YOUR INSTRUCTIONS: Retype the whole listing verbatim and keep the pictures out of it.

DATASET SECTION:
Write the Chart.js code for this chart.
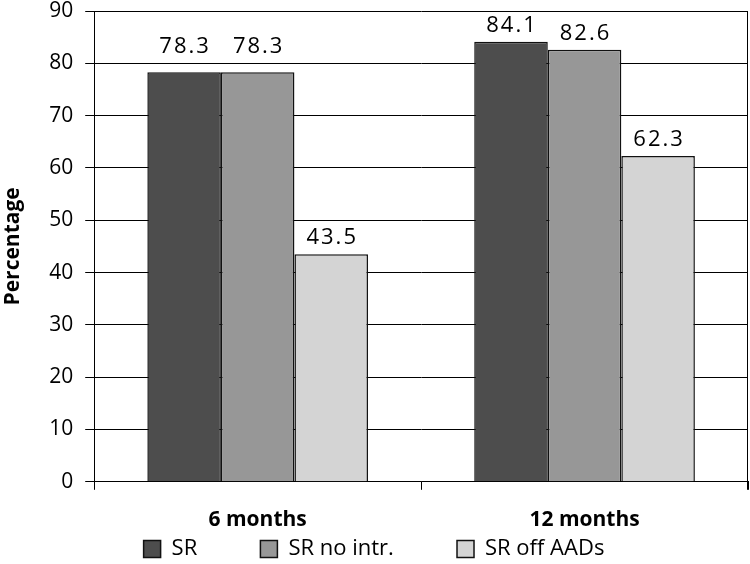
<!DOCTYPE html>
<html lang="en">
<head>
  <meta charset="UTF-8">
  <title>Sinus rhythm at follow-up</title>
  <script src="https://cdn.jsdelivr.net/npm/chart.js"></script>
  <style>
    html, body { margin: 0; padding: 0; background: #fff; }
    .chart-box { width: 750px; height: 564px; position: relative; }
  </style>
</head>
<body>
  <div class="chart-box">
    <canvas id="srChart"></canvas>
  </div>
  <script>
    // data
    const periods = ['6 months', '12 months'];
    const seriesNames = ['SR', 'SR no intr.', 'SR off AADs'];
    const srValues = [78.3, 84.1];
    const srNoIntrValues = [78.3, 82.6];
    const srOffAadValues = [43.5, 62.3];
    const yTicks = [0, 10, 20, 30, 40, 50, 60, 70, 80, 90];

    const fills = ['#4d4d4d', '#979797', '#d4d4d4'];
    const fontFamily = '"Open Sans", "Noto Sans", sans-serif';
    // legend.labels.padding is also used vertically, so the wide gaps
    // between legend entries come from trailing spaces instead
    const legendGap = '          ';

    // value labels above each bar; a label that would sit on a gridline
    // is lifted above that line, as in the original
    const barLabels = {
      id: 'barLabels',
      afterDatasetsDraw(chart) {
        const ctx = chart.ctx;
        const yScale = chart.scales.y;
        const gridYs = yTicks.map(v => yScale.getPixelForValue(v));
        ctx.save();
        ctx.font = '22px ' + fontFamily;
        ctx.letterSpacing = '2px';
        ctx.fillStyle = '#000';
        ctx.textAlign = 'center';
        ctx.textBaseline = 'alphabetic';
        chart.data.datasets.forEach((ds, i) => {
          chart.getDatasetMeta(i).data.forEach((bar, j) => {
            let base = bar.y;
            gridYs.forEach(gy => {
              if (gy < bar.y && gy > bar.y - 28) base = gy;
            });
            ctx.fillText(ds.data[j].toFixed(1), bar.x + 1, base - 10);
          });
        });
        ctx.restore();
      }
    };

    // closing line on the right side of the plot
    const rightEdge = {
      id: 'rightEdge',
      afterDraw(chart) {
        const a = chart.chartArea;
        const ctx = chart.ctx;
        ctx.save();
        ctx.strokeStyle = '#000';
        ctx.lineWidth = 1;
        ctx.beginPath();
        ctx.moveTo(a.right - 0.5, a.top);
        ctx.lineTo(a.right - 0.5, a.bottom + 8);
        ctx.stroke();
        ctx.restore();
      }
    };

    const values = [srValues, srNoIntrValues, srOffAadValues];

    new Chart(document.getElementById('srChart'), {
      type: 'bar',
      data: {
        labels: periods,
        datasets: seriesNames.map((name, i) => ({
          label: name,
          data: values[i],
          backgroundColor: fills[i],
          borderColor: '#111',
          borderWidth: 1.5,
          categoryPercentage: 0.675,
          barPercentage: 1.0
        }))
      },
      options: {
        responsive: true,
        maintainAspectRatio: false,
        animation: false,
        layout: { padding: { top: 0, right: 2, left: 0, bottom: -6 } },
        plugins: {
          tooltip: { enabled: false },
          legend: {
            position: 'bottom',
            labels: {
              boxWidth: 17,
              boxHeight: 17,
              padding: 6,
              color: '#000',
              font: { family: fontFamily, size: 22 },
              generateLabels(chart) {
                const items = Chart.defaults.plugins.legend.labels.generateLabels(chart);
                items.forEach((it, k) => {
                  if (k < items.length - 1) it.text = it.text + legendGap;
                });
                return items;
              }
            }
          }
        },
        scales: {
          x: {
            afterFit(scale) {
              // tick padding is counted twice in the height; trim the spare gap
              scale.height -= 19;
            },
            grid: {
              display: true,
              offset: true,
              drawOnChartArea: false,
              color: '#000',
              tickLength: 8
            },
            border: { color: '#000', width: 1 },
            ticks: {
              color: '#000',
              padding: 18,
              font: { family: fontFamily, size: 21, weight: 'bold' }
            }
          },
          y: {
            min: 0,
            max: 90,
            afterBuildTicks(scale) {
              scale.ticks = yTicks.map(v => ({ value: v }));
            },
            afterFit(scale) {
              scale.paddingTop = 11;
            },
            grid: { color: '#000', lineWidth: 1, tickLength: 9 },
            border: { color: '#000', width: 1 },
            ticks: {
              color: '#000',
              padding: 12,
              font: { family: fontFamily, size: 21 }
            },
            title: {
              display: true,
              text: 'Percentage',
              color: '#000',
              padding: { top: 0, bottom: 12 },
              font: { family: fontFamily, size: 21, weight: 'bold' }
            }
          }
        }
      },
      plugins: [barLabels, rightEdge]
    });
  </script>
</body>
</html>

CORRECT RESULT:
Write the Chart.js code for this chart.
<!DOCTYPE html>
<html lang="en">
<head>
  <meta charset="UTF-8">
  <title>Sinus rhythm at follow-up</title>
  <script src="https://cdn.jsdelivr.net/npm/chart.js"></script>
  <style>
    html, body { margin: 0; padding: 0; background: #fff; }
    .chart-box { width: 750px; height: 564px; position: relative; }
  </style>
</head>
<body>
  <div class="chart-box">
    <canvas id="srChart"></canvas>
  </div>
  <script>
    // data
    const periods = ['6 months', '12 months'];
    const seriesNames = ['SR', 'SR no intr.', 'SR off AADs'];
    const srValues = [78.3, 84.1];
    const srNoIntrValues = [78.3, 82.6];
    const srOffAadValues = [43.5, 62.3];
    const yTicks = [0, 10, 20, 30, 40, 50, 60, 70, 80, 90];

    const fills = ['#4d4d4d', '#979797', '#d4d4d4'];
    const fontFamily = '"Open Sans", "Noto Sans", sans-serif';
    // legend.labels.padding is also used vertically, so the wide gaps
    // between legend entries come from trailing spaces instead
    const legendGap = '          ';

    // value labels above each bar; a label that would sit on a gridline
    // is lifted above that line, as in the original
    const barLabels = {
      id: 'barLabels',
      afterDatasetsDraw(chart) {
        const ctx = chart.ctx;
        const yScale = chart.scales.y;
        const gridYs = yTicks.map(v => yScale.getPixelForValue(v));
        ctx.save();
        ctx.font = '22px ' + fontFamily;
        ctx.letterSpacing = '2px';
        ctx.fillStyle = '#000';
        ctx.textAlign = 'center';
        ctx.textBaseline = 'alphabetic';
        chart.data.datasets.forEach((ds, i) => {
          chart.getDatasetMeta(i).data.forEach((bar, j) => {
            let base = bar.y;
            gridYs.forEach(gy => {
              if (gy < bar.y && gy > bar.y - 28) base = gy;
            });
            ctx.fillText(ds.data[j].toFixed(1), bar.x + 1, base - 10);
          });
        });
        ctx.restore();
      }
    };

    // closing line on the right side of the plot
    const rightEdge = {
      id: 'rightEdge',
      afterDraw(chart) {
        const a = chart.chartArea;
        const ctx = chart.ctx;
        ctx.save();
        ctx.strokeStyle = '#000';
        ctx.lineWidth = 1;
        ctx.beginPath();
        ctx.moveTo(a.right - 0.5, a.top);
        ctx.lineTo(a.right - 0.5, a.bottom + 8);
        ctx.stroke();
        ctx.restore();
      }
    };

    const values = [srValues, srNoIntrValues, srOffAadValues];

    new Chart(document.getElementById('srChart'), {
      type: 'bar',
      data: {
        labels: periods,
        datasets: seriesNames.map((name, i) => ({
          label: name,
          data: values[i],
          backgroundColor: fills[i],
          borderColor: '#111',
          borderWidth: 1.5,
          categoryPercentage: 0.675,
          barPercentage: 1.0
        }))
      },
      options: {
        responsive: true,
        maintainAspectRatio: false,
        animation: false,
        layout: { padding: { top: 0, right: 2, left: 0, bottom: -6 } },
        plugins: {
          tooltip: { enabled: false },
          legend: {
            position: 'bottom',
            labels: {
              boxWidth: 17,
              boxHeight: 17,
              padding: 6,
              color: '#000',
              font: { family: fontFamily, size: 22 },
              generateLabels(chart) {
                const items = Chart.defaults.plugins.legend.labels.generateLabels(chart);
                items.forEach((it, k) => {
                  if (k < items.length - 1) it.text = it.text + legendGap;
                });
                return items;
              }
            }
          }
        },
        scales: {
          x: {
            afterFit(scale) {
              // tick padding is counted twice in the height; trim the spare gap
              scale.height -= 19;
            },
            grid: {
              display: true,
              offset: true,
              drawOnChartArea: false,
              color: '#000',
              tickLength: 8
            },
            border: { color: '#000', width: 1 },
            ticks: {
              color: '#000',
              padding: 18,
              font: { family: fontFamily, size: 21, weight: 'bold' }
            }
          },
          y: {
            min: 0,
            max: 90,
            afterBuildTicks(scale) {
              scale.ticks = yTicks.map(v => ({ value: v }));
            },
            afterFit(scale) {
              scale.paddingTop = 11;
            },
            grid: { color: '#000', lineWidth: 1, tickLength: 9 },
            border: { color: '#000', width: 1 },
            ticks: {
              color: '#000',
              padding: 12,
              font: { family: fontFamily, size: 21 }
            },
            title: {
              display: true,
              text: 'Percentage',
              color: '#000',
              padding: { top: 0, bottom: 12 },
              font: { family: fontFamily, size: 21, weight: 'bold' }
            }
          }
        }
      },
      plugins: [barLabels, rightEdge]
    });
  </script>
</body>
</html>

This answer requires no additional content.